I have a folder/directory on one of my sites where I try to sell digital downloads. It has something like a 1000 different sample pages. In the robot text, I stopped google from indexing this. Because: 1. Every sample page in that directory is basically the same template for a different sample. The only thing that changes is a 3-4 sentence description of the sample. 2. Every page has an outgoing link to a different domain where they can purchase the download. I didn't want this to be seen as excessive cross linking (that would be 1000 outgoing links tom the same site). 3. The samples are all images. So there is really little content. Is blocking these pages from being indexed, the right move?
Yes, IMO you should disallow the entire folder. Remember, disallowing really means 'do not index' so I wouldn't try to hide any text, links, spam or otherwise within those pages. Also, I would make sure the the page's meta tag for robots reads NOINDEX NOFOLLOW. That leaves you squeeky clean.
block on robots.txt can make googlebots not see, but google will still claw as part of performance check and anti fraud.
Actually disallowing means "Do not crawl"... That is MUCH different than "Do not index". Pages that have been disallowed can still show in Google's index and search results if enough other sites link to it and the link text makes Google feel it is a relevant result. The best way to prevent indexing is <meta name="robots" content="noindex">.
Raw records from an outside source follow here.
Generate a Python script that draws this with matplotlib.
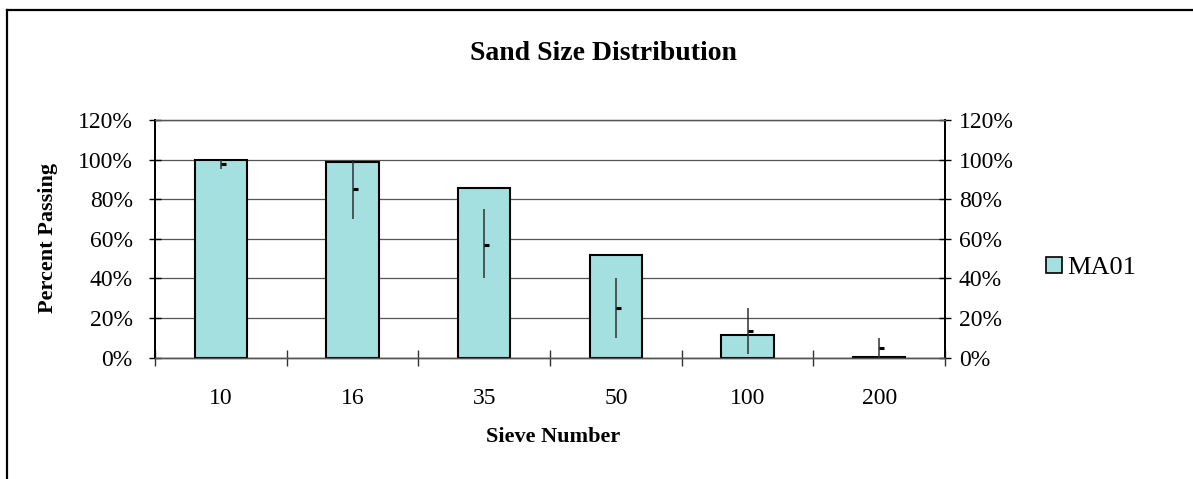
import matplotlib
matplotlib.use("Agg")
import matplotlib.pyplot as plt
from matplotlib.lines import Line2D
from matplotlib.patches import Patch
from matplotlib.ticker import FuncFormatter, FixedLocator

# ---- data ----
sieves = ['10', '16', '35', '50', '100', '200']
passing = [1.00, 0.99, 0.855, 0.52, 0.112, 0.005]
high = [1.00, 1.00, 0.75, 0.40, 0.25, 0.10]
low = [0.95, 0.70, 0.40, 0.10, 0.02, 0.00]
close = [0.98, 0.85, 0.57, 0.25, 0.135, 0.05]
series_name = 'MA01'
title = 'Sand Size Distribution'
xlabel = 'Sieve Number'
ylabel = 'Percent Passing'
yticks = [0, 0.2, 0.4, 0.6, 0.8, 1.0, 1.2]

W, H = 1193, 479
DPI = 100
plt.rcParams['font.family'] = ['Liberation Serif', 'DejaVu Serif']

fig = plt.figure(figsize=(W / DPI, H / DPI), dpi=DPI)
fig.patch.set_facecolor('white')

def fx(px):
    return px / W

def fy(py):
    return 1 - py / H

left, right, top, bottom = 155, 945, 120, 357.5
ax = fig.add_axes([fx(left), fy(bottom), fx(right) - fx(left), fy(top) - fy(bottom)])

x = list(range(len(sieves)))
bar_color = '#A5E0E0'
ax.bar(x, passing, width=0.395, color=bar_color, edgecolor='black', linewidth=1.5, zorder=3)

# high-low lines with close ticks
ax.vlines(x, low, high, colors='#303030', linewidth=1.1, zorder=4)
ax.plot(x, close, linestyle='none', marker=1, markersize=3.6, markeredgewidth=2.2,
        color='black', zorder=5)

ax.set_xlim(-0.5, len(sieves) - 0.5)
ax.set_ylim(0, 1.2)

pct = FuncFormatter(lambda v, p: f"{v*100:.0f}%")
ax.yaxis.set_major_locator(FixedLocator(yticks))
ax.yaxis.set_major_formatter(pct)
ax.grid(axis='y', color='#555555', linewidth=0.9, zorder=0)
ax.set_axisbelow(True)

ax.set_xticks(x)
ax.set_xticklabels(sieves)
ax.set_xticks([i - 0.5 for i in range(len(sieves) + 1)], minor=True)
ax.tick_params(axis='x', which='major', length=0, pad=22, labelsize=17)
ax.tick_params(axis='x', which='minor', length=11, direction='inout', width=1.0, color='#333333')

ax.tick_params(axis='y', which='major', direction='inout', length=8, width=1.0,
               labelsize=17, pad=12, left=True, right=False, labelleft=True, labelright=False)

ax2 = ax.twinx()
ax2.set_ylim(0, 1.2)
ax2.yaxis.set_major_locator(FixedLocator(yticks))
ax2.yaxis.set_major_formatter(pct)
ax2.tick_params(axis='y', which='major', direction='inout', length=8, width=1.0,
                labelsize=17, pad=6)
for a in (ax, ax2):
    for s in ['left', 'right']:
        a.spines[s].set_color('black')
        a.spines[s].set_linewidth(1.3)
    a.spines['bottom'].set_color('#555555')
    a.spines['bottom'].set_linewidth(1.0)
    a.spines['top'].set_color('#555555')
    a.spines['top'].set_linewidth(0.9)

# texts
fig.text(fx(603), fy(53), title, ha='center', va='center', fontsize=20, fontweight='bold')
fig.text(fx(553), fy(437), xlabel, ha='center', va='center', fontsize=16, fontweight='bold')
fig.text(fx(48), fy(238), ylabel, ha='center', va='center', fontsize=16, fontweight='bold',
         rotation=90)

# legend
handle = Patch(facecolor=bar_color, edgecolor='black', linewidth=1.2)
fig.legend([handle], [series_name], loc='center left', bbox_to_anchor=(fx(1046), fy(268)),
           frameon=False, fontsize=19, handlelength=0.6, handleheight=0.6,
           handletextpad=0.2, borderaxespad=0, borderpad=0)

# chart border (top and left only visible)
fig.add_artist(Line2D([fx(7), 1], [fy(9.5), fy(9.5)], color='black', linewidth=1.6))
fig.add_artist(Line2D([fx(7), fx(7)], [0, fy(9.5)], color='black', linewidth=1.6))

fig.savefig('out.png', dpi=DPI)
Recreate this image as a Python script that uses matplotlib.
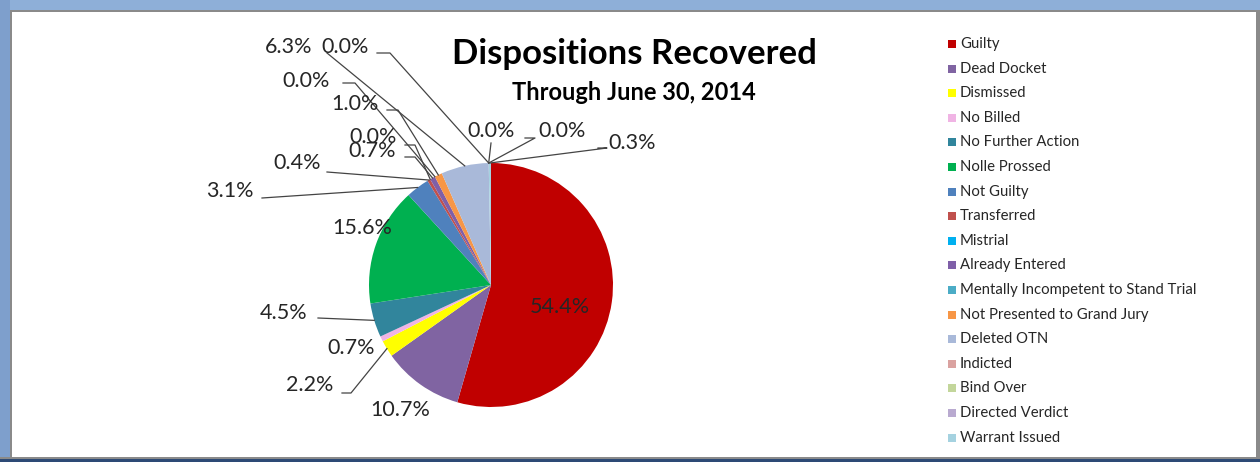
import numpy as np
import matplotlib.pyplot as plt
from matplotlib.patches import Rectangle

plt.rcParams['font.family'] = ['Lato', 'DejaVu Sans']

# dispositions, clockwise from 12 o'clock
categories = ['Guilty', 'Dead Docket', 'Dismissed', 'No Billed', 'No Further Action',
              'Nolle Prossed', 'Not Guilty', 'Transferred', 'Mistrial', 'Already Entered',
              'Mentally Incompetent to Stand Trial', 'Not Presented to Grand Jury',
              'Deleted OTN', 'Indicted', 'Bind Over', 'Directed Verdict', 'Warrant Issued']
percents = [54.4, 10.7, 2.2, 0.7, 4.5, 15.6, 3.1, 0.4, 0.0, 0.7, 0.0, 1.0, 6.3,
            0.0, 0.0, 0.0, 0.3]
colors = ['#C00000', '#8064A2', '#FFFF00', '#F0B4E4', '#31859C', '#00B050', '#4F81BD',
          '#C0504D', '#00B0F0', '#7F5FA8', '#4BACC6', '#F79646', '#A9B9D9', '#DAA2A0',
          '#C3D69B', '#B9AAD0', '#A5D2E0']

# label layout in image pixels: text centre, leader start (x0, x1, y) or None
label_pos = [(560, 307), (400, 410), (310, 385), (351, 348), (284, 313), (362, 228),
             (230, 191), (297, 163), (373, 137), (372, 151), (306, 81), (355, 104),
             (289, 47), (345, 47), (491, 131), (562, 131), (632, 143)]
leaders = [None, None, (342, 351, 393), None, (318, 318, 318), None,
           (262, 262, 198), (327, 327, 172), (405, 415, 145), (405, 415, 157),
           (343, 355, 83), (387, 398, 110), (327, 327, 53), (377, 390, 53),
           (491, 491, 143), (525, 535, 138), (598, 607, 148)]

W, H = 1260, 462
fig = plt.figure(figsize=(W / 100, H / 100), dpi=100)
ax = fig.add_axes([0, 0, 1, 1])

cx, cy, r = 491, H - 285, 122
ax.pie(percents, colors=colors, startangle=90, counterclock=False, center=(cx, cy),
       radius=r, frame=True, wedgeprops=dict(linewidth=0))
ax.set_xlim(0, W)
ax.set_ylim(0, H)
ax.set_aspect('equal')
ax.axis('off')

total = sum(percents)
cum = np.cumsum([0] + percents[:-1])
for i, p in enumerate(percents):
    mid = (cum[i] + p / 2) / total * 360
    theta = np.deg2rad(90 - mid)
    tx, ty = label_pos[i]
    ax.text(tx, H - ty, f'{p:.1f}%', ha='center', va='center', fontsize=15.5,
            color='#262626')
    if leaders[i] is not None:
        x0, x1, y = leaders[i]
        ex, ey = cx + r * np.cos(theta), cy + r * np.sin(theta)
        ax.plot([x0, x1, ex], [H - y, H - y, ey], color='#444444', lw=0.9)

# title
ax.text(634, H - 54, 'Dispositions Recovered', ha='center', va='center',
        fontsize=25, fontweight='bold')
ax.text(634, H - 92, 'Through June 30, 2014', ha='center', va='center',
        fontsize=17, fontweight='bold')

# legend
for i, name in enumerate(categories):
    y = 44 + i * 24.6
    ax.add_patch(Rectangle((948, H - y - 4), 8, 8, color=colors[i], lw=0))
    ax.text(960, H - y, name, ha='left', va='center', fontsize=10.7, color='#262626')

# window frame
ax.add_patch(Rectangle((0, H - 10), W, 10, color='#8EAFD8', lw=0))
ax.add_patch(Rectangle((0, 0), 10, H, color='#7E9FCC', lw=0))
ax.add_patch(Rectangle((10, 0), 2, H - 10, color='#8A8A8A', lw=0))
ax.add_patch(Rectangle((10, H - 12), W - 10, 2, color='#8A8A8A', lw=0))
ax.add_patch(Rectangle((W - 4, 0), 4, H - 10, color='#8A8A8A', lw=0))
ax.add_patch(Rectangle((0, 0), W, 3, color='#2D4A75', lw=0))
ax.add_patch(Rectangle((0, 3), W, 2, color='#8A8A8A', lw=0))

fig.savefig('out.png', dpi=100, facecolor='white')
Just wanted to follow this one up. We had the correct answer, but we want to be sure, we have the whole answer. If you stop google from indexing and following a page, in robot text, that's not enough. You need to Add No Follow Meta Tags on the pages themselves to completely stop any PR juice loss from the pages that are linking to it.
Disallow in the robots.txt file (Google caches the robots.txt and updates it about every 24 hours, so be sure to add it a day before you make the content live). If it is already live, also add the NOINDEX and NOFOLLOW to the robots meta tag. This will keep googlebot from indexing AND following the links on these pages. <meta name="robots" content="NOINDEX,NOFOLLOW">.